I've got a Lea & Perrins Worcestershire Sauce bottle that I believe to be older than 1900.  I'm having a hard time taking a picture of the mold mark but it goes about half way up the neck.  Any age thoughts?  The bottom has "JII4D" though it easily could be a "11", a dot like character (think filled in fareheit mark) and a "S".


----------



## Gunsmoke47

Hey StDunbars, I have dug 3 of those bottles myself. All three came from a pit that dated 1870's-1880's. I'm not sure how much older they were made but yours looks to date from that time period. That bottle originally came with a cork wrapped around a glass stopper. These are considered common bottles but are always nice to find in my opinion.  Hope this helps,  Kelley


----------



## stdunbar

Thanks for the information - apparently they were pretty wide spread.


----------



## IRISH

Hi and welcome to the forum stdunbar.

 Your Lea & Perrins will date between the 1880's to around the late 1910's, there are quite a few variations but the basic bottle didn't change a lot in those years.

 You can still buy the stuff here under the Lea & Perrins name, it tastes awfull I think [:'(] .


----------



## Humabdos

Hey it's not as bad as that brown crap you guy's put on toast! lol[]
 Glen


----------



## IRISH

Hey!
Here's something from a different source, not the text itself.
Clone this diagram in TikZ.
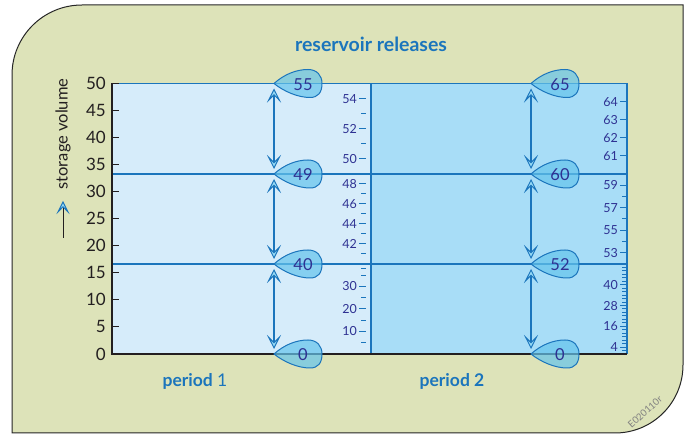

I like the brown crap [] ,  good on cheese sandwiches too.


----------



## capsoda

Hey Scott, The size you have is very common but you can find glass stopper that say Lea & Perrins. The Bottles come in three sizes all marked Lea & Perrins on the bottle and the stopper. Every bottle collection should have at least one Lea & Perrins in it. I have included a pic of the economy size.
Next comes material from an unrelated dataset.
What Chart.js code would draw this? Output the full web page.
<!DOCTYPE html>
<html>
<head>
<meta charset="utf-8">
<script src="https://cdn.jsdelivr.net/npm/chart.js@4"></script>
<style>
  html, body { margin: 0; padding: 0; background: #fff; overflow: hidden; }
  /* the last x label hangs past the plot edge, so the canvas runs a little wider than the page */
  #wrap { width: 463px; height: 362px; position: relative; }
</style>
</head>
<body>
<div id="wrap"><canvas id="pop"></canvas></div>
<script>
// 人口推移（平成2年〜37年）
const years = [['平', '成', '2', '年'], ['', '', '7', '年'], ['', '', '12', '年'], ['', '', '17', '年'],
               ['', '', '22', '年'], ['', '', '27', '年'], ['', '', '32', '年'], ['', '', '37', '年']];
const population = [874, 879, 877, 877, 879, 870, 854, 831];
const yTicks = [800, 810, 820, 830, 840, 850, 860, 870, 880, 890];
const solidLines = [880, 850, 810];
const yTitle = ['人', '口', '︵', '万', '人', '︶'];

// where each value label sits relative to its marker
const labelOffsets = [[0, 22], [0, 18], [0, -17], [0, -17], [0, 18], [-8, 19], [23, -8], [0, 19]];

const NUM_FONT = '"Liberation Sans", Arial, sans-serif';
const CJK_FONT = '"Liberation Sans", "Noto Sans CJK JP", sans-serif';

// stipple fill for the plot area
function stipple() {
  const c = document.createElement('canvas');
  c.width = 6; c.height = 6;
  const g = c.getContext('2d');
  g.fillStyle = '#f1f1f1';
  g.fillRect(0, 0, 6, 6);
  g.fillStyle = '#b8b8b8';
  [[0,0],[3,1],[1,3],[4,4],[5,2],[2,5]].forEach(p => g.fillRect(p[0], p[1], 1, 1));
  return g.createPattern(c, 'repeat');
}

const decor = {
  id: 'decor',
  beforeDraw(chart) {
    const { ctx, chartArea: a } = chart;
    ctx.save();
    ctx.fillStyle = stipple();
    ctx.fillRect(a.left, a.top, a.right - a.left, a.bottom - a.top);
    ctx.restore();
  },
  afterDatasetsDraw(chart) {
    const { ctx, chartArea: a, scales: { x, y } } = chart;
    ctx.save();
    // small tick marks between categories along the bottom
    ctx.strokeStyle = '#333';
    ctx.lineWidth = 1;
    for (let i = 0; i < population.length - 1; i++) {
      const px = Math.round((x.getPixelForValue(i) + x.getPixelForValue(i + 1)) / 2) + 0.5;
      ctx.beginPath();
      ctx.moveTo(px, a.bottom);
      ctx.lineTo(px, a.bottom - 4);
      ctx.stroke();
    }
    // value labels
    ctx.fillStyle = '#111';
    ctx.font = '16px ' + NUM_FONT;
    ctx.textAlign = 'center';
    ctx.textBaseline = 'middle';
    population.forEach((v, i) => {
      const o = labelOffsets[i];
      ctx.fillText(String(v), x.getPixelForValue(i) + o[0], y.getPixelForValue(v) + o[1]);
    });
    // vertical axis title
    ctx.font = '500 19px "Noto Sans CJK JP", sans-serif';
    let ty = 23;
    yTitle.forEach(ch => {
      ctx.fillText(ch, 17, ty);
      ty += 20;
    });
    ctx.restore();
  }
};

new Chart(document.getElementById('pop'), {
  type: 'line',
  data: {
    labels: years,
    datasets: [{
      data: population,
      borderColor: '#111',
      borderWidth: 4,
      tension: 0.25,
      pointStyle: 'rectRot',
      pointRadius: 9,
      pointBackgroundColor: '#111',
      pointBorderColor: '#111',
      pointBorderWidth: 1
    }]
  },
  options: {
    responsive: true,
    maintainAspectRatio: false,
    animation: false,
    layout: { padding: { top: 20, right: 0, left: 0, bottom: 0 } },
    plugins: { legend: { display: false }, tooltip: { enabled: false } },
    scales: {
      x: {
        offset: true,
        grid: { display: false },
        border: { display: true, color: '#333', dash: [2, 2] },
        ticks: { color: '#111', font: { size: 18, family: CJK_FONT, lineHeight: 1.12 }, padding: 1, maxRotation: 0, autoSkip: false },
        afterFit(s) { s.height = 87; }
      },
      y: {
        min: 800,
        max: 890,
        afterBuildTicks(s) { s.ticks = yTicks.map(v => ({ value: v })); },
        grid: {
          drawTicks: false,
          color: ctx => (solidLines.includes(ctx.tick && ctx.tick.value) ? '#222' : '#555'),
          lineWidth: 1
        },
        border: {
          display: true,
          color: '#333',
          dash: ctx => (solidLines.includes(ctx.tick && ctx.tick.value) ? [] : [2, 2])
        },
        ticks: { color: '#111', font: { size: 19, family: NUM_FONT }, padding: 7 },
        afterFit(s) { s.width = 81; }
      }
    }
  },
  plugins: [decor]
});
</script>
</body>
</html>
 Hey Toby, stop drinking that stuff, It goes on your steak.[sm=lol.gif][sm=lol.gif][sm=lol.gif]


----------



## Humabdos

Yep got to have a Worcestershire in the collection!
 Here's mine  Royal Sauce Co with a Lea & Perrins stopper.


----------



## Humabdos

A good friend of mine from Australia owns a small resort in the Philippines he always has some on the table. I tried it but didn't like it at all! In fact it took a whole pot of coffee to get the taste out of my mouth. 
 Glen


----------



## kastoo

I need me a stopper like tht fo my Lea and Perrins!


----------



## IRISH

We get hundreds of them here,  send me a PM and we will see what can be done to get a couple over to you, postage can't be much for a little stopper or two.


----------



## cowseatmaize

I have a "Holbrook & Co that's the same type and has a Holbrook marked glass top. I never found out which came first but one of them wasn't very original.


----------



## capsoda

Yeah, I have several different brands that used that bottle style in several colors. Some with marked stoppers and some with plain stoppers.


----------



## IRISH

Holbrook & Co hot sauce bottles breed like fly's I think [] ,  they and there stoppers are found every where I've ever dug in Oz in large quantitys (that's roughly a 2000 by 1000 Kilometer area).


----------